Earth - Royal Academy of Arts II

Here are a few of my favourite pieces from each section of the exhibition:

Amazonian Field - Introduction

This work, by Anthony Gormley, contained hundreds of clay figures covering the floor of a room. This piece could denote the crowding of the Earth, all the figures were hand-made and were made from the material of the Earth - clay. Every figure just has one feature that make them identifiable as 'human' - eyes. Every figure is looking up at the viewer, making it look like they are appealing for help from the viewer.



Paper Bags - Perceived Reality

In this piece, by Chris Jordan, he layed out 1.14 million brown paper bags, the number of bags used in American supermarkets every hour.
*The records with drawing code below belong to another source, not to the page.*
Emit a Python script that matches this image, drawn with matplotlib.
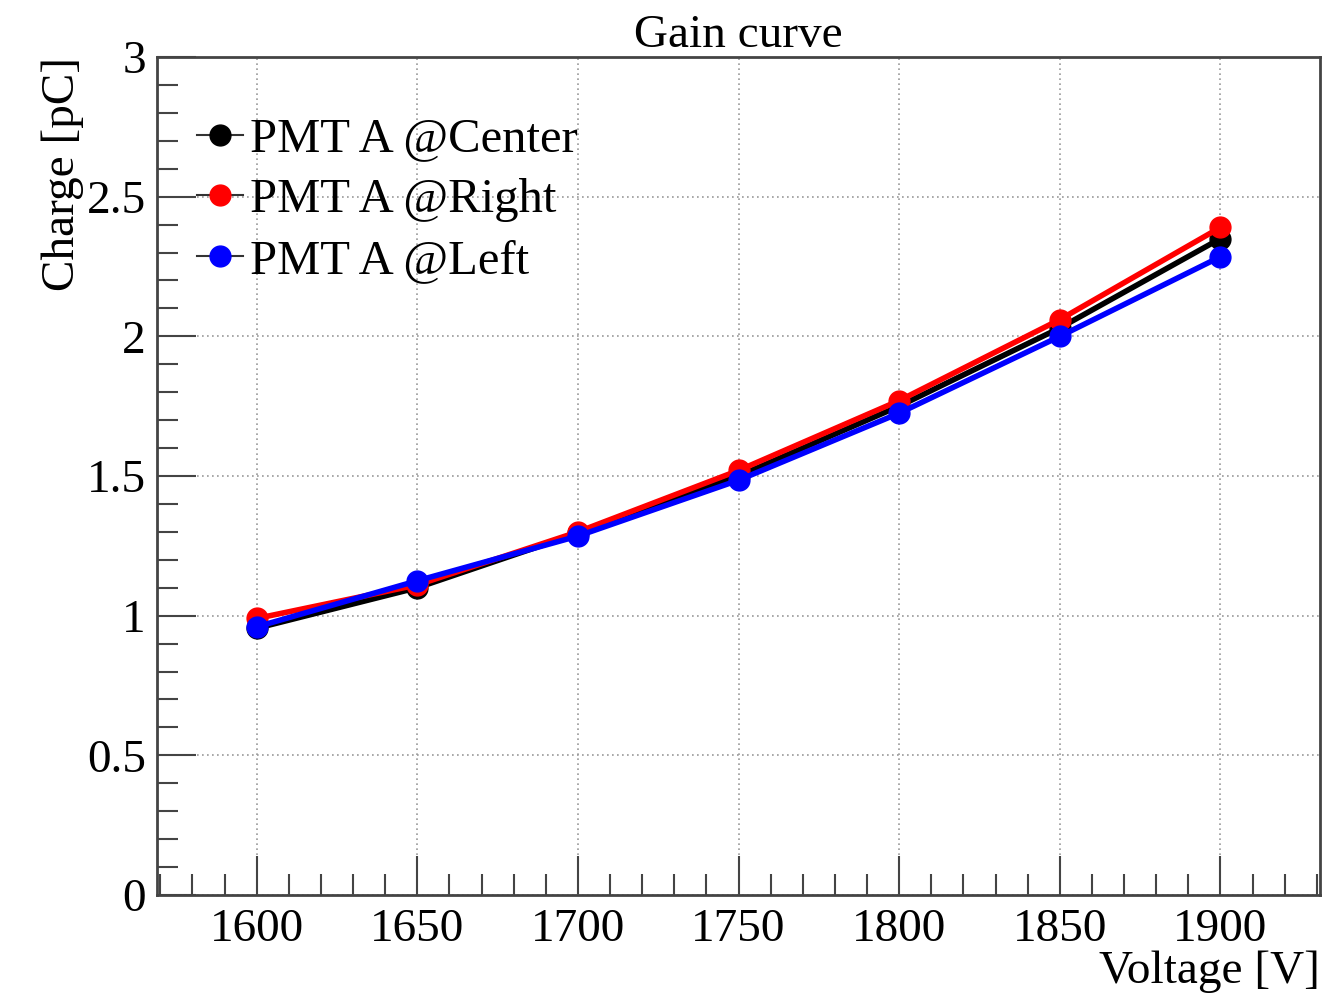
import matplotlib.pyplot as plt
from matplotlib.lines import Line2D
from matplotlib.ticker import MultipleLocator

voltage = [1600, 1650, 1700, 1750, 1800, 1850, 1900]
charge_center = [0.955, 1.10, 1.295, 1.50, 1.75, 2.03, 2.35]
charge_right = [0.99, 1.11, 1.30, 1.52, 1.77, 2.06, 2.39]
charge_left = [0.96, 1.125, 1.285, 1.485, 1.725, 2.00, 2.285]
labels = ['PMT A @Center', 'PMT A @Right', 'PMT A @Left']
colors = ['#000000', '#ff0000', '#0000ff']

plt.rcParams['font.family'] = 'Liberation Serif'

fig = plt.figure(figsize=(13.22, 9.97), dpi=100)
ax = fig.add_axes([0.1188, 0.1023, 0.8797, 0.8405])

for ys, c, lab in zip([charge_center, charge_right, charge_left], colors, labels):
    ax.plot(voltage, ys, '-o', color=c, lw=4, ms=15, label=lab)

ax.set_xlim(1569, 1931)
ax.set_ylim(0, 3)
ax.xaxis.set_major_locator(MultipleLocator(50))
ax.xaxis.set_minor_locator(MultipleLocator(10))
ax.yaxis.set_major_locator(MultipleLocator(0.5))
ax.yaxis.set_minor_locator(MultipleLocator(0.1))
ax.set_yticks([0, 0.5, 1, 1.5, 2, 2.5, 3], ['0', '0.5', '1', '1.5', '2', '2.5', '3'])

ax.tick_params(which='both', direction='in', labelsize=34, width=1.5, color='#444444')
ax.tick_params(which='major', length=28)
ax.tick_params(which='minor', length=15)
ax.tick_params(axis='x', pad=10)
ax.tick_params(axis='y', pad=8)
ax.grid(True, which='major', ls=(0, (1, 2)), color='#999999', lw=1.2)
for s in ax.spines.values():
    s.set_linewidth(2)
    s.set_color('#444444')

ax.set_title('Gain curve', fontsize=34, pad=2)
ax.set_xlabel('Voltage [V]', fontsize=34, loc='right', labelpad=-1)
ax.set_ylabel('Charge [pC]', fontsize=34, loc='top', labelpad=2)

# legend entries: thin line with a filled marker, as ROOT draws them
handles = [Line2D([], [], color='#333333', lw=1.5, marker='o', ms=15,
                  mfc=c, mec=c) for c in colors]
ax.legend(handles, labels, loc='upper left', bbox_to_anchor=(0.018, 0.951),
          frameon=False, fontsize=35, handlelength=0.93, handletextpad=0.16,
          labelspacing=0.34, borderaxespad=0)

fig.savefig('out.png', dpi=100)
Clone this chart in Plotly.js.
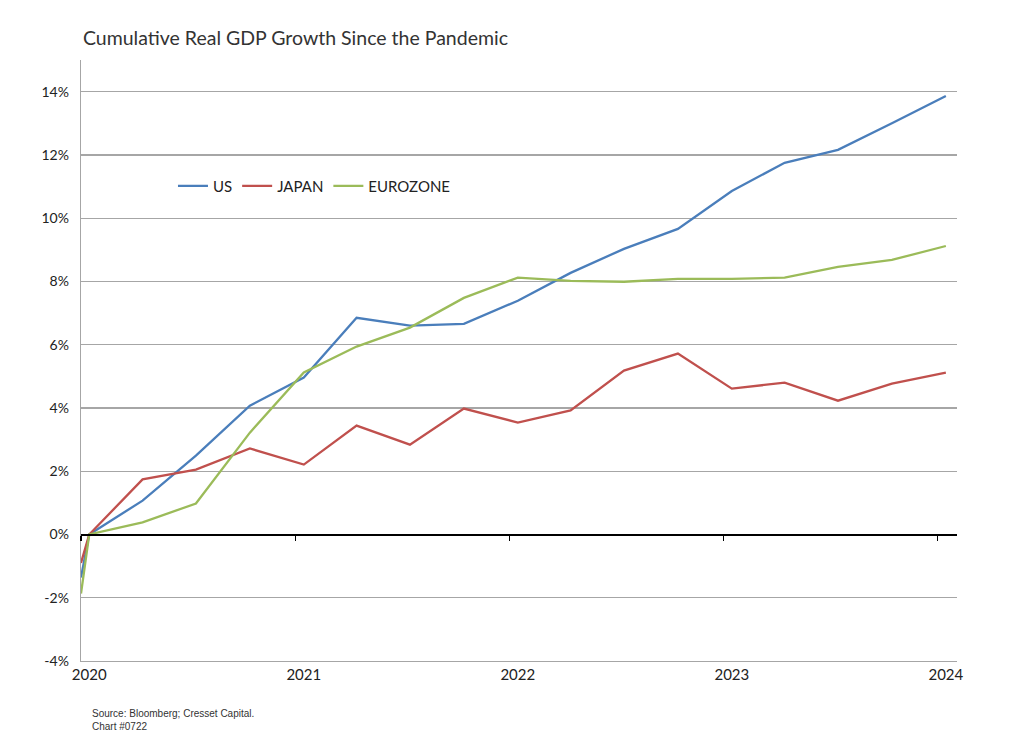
<!DOCTYPE html>
<html>
<head>
<meta charset="utf-8">
<script src="https://cdn.plot.ly/plotly-3.0.1.min.js"></script>
<style>html,body{margin:0;padding:0;background:#fff;}#chart{width:1024px;height:743px;}</style>
</head>
<body>
<div id="chart"></div>
<script>
const dates = ["2020-01-01","2020-01-15","2020-04-15","2020-07-15","2020-10-15","2021-01-15","2021-04-15","2021-07-15","2021-10-15","2022-01-15","2022-04-15","2022-07-15","2022-10-15","2023-01-15","2023-04-15","2023-07-15","2023-10-15","2024-01-15"];
const us = [-1.36,0,1.07,2.49,4.07,4.96,6.85,6.6,6.66,7.39,8.27,9.03,9.66,10.86,11.75,12.16,13.0,13.86];
const japan = [-0.9,0,1.74,2.05,2.72,2.21,3.44,2.84,3.98,3.54,3.92,5.18,5.72,4.61,4.8,4.23,4.77,5.12];
const eurozone = [-1.87,0,0.38,0.98,3.22,5.12,5.94,6.54,7.48,8.12,8.02,7.99,8.08,8.08,8.12,8.46,8.68,9.12];
const yearLabelDates = ["2020-01-15","2021-01-15","2022-01-15","2023-01-15","2024-01-15"];
const yearLabels = ["2020","2021","2022","2023","2024"];
const yearTickDates = ["2020-01-01","2021-01-01","2022-01-01","2023-01-01","2024-01-01"];
const yTickVals = [-4,-2,0,2,4,6,8,10,12,14];
const yTickText = ["-4%","-2%","0%","2%","4%","6%","8%","10%","12%","14%"];

const xRange = ["2020-01-01","2024-02-03"];
const yRange = [-4, 15];
const font = "Lato, 'Open Sans', sans-serif";

const traces = [
  {x: dates, y: us, name: "US", mode: "lines", line: {color: "#4a7ebb", width: 2.3}},
  {x: dates, y: japan, name: "JAPAN", mode: "lines", line: {color: "#c0504d", width: 2.3}},
  {x: dates, y: eurozone, name: "EUROZONE", mode: "lines", line: {color: "#9bbb59", width: 2.3}},
  {x: [], y: [], xaxis: "x2", showlegend: false, hoverinfo: "skip"}
];

const layout = {
  width: 1024, height: 743,
  margin: {l: 81, r: 67, t: 60, b: 82},
  paper_bgcolor: "#fff", plot_bgcolor: "#fff",
  font: {family: font, color: "#333", size: 14},
  title: {text: "Cumulative Real GDP Growth Since the Pandemic", x: 0.081, xanchor: "left", y: 0.949, yanchor: "middle", font: {family: font, size: 19.5, color: "#333"}},
  showlegend: true,
  legend: {orientation: "h", x: 0.105, y: 0.79, xanchor: "left", yanchor: "middle", font: {family: font, size: 15, color: "#222"}, bgcolor: "rgba(0,0,0,0)", itemwidth: 30, tracegroupgap: 0},
  xaxis: {
    type: "date", range: xRange, tickvals: yearLabelDates, ticktext: yearLabels,
    showgrid: false, zeroline: false, showline: true, linecolor: "#a6a6a6", linewidth: 1.3,
    ticks: "", tickfont: {family: font, size: 15, color: "#222"}, fixedrange: true
  },
  xaxis2: {
    type: "date", range: xRange, overlaying: "x", anchor: "free", position: (0 - yRange[0]) / (yRange[1] - yRange[0]),
    tickvals: yearTickDates, showticklabels: false, ticks: "outside", ticklen: 5, tickwidth: 1.3, tickcolor: "#000",
    showgrid: false, zeroline: false, showline: true, linecolor: "#000", linewidth: 1.5
  },
  yaxis: {
    range: yRange, tickvals: yTickVals, ticktext: yTickText,
    showgrid: true, gridcolor: "#a6a6a6", gridwidth: 1.3,
    zeroline: false, showline: true, linecolor: "#a6a6a6", linewidth: 1.3,
    ticks: "", ticklabelstandoff: 8, tickfont: {family: font, size: 14, color: "#222"}
  },
  annotations: [
    {text: "Source: Bloomberg; Cresset Capital.<br>Chart #0722", xref: "paper", yref: "paper", x: 0.01, y: -0.075, xanchor: "left", yanchor: "top", align: "left", showarrow: false, font: {family: "'Liberation Sans', sans-serif", size: 10, color: "#333"}}
  ]
};

Plotly.newPlot("chart", traces, layout, {displayModeBar: false, staticPlot: true});
</script>
</body>
</html>
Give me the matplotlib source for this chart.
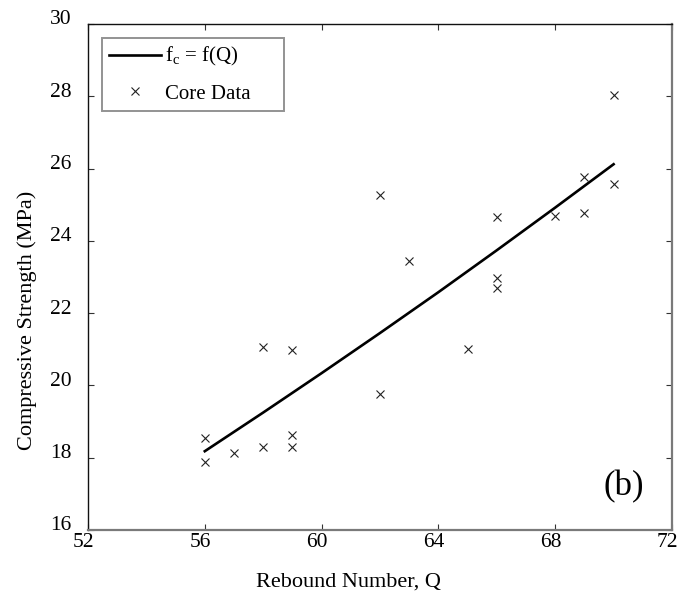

Of this display, Jordan said ‘my underlying desire is to affirm and sanctify the crucial role of the individual in a society that is increasingly enormous, incomprehensible, and overwhelming’.



Endless Series - Artist as Explorer and Reflector

"A major concern of Tomas Saraceno’s work is to consider the challenges of the way we live and to develop ideas of fantastical habitable environments floating in the sky that would afford us the freedoms that such a way of life appears to promise." These photos "develop this notion further by depicting a figure in this imagined environment, exploring the possibilities of creating a secure future in this new home."



Doomed - Destruction

This is a video montage of disaster scenes from films. Created by Tracey Moffatt, the work demonstrates the huiman races' fascination of disaster.



400 Thousand Generations - The New (Reality)

This piece, by Mariele Neudecker, "her fragile, constructed realities exist within ‘tanks’, as if they were preserved in stasis, as museum objects, despite the fact that they are slowly but constantly changing".